Spanish cedar is the best wood for cigar humidor shelves. It regulates humidity, resists tobacco beetles, and contributes a subtle aromatic quality that complements the aging process of premium cigars.
Why do humidor shelves warp?
Humidor shelves warp because one surface absorbs moisture faster than the other, causing uneven expansion. Finishing all shelf surfaces with a thin lacquer or shellac and maintaining stable humidity levels between 65% and 72% prevents most warping.
How should I organize cigars on humidor shelves?
Organize cigars by strength, origin, and aging status on separate shelf zones or trays. Keep cigars away from direct humidifier exposure and use cedar dividers and labels to maintain clear categories within each shelf tier.
How many shelves does a cigar humidor need?
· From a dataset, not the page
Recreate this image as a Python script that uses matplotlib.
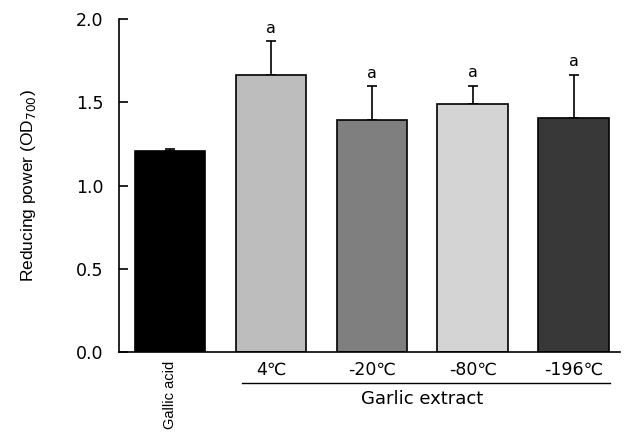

The number of shelves depends on collection size and cigar format. A cabinet humidor holding 500 or more cigars benefits from at least four to six adjustable shelf tiers to allow proper airflow and organized categorization by blend or vitola.
Can I use non-wood shelves in a cigar humidor?
Non-wood shelves like acrylic or glass contribute nothing to humidity regulation and should be avoided as primary storage surfaces. If used for display purposes, compensate with a more active humidification system to maintain stable conditions throughout the cabinet.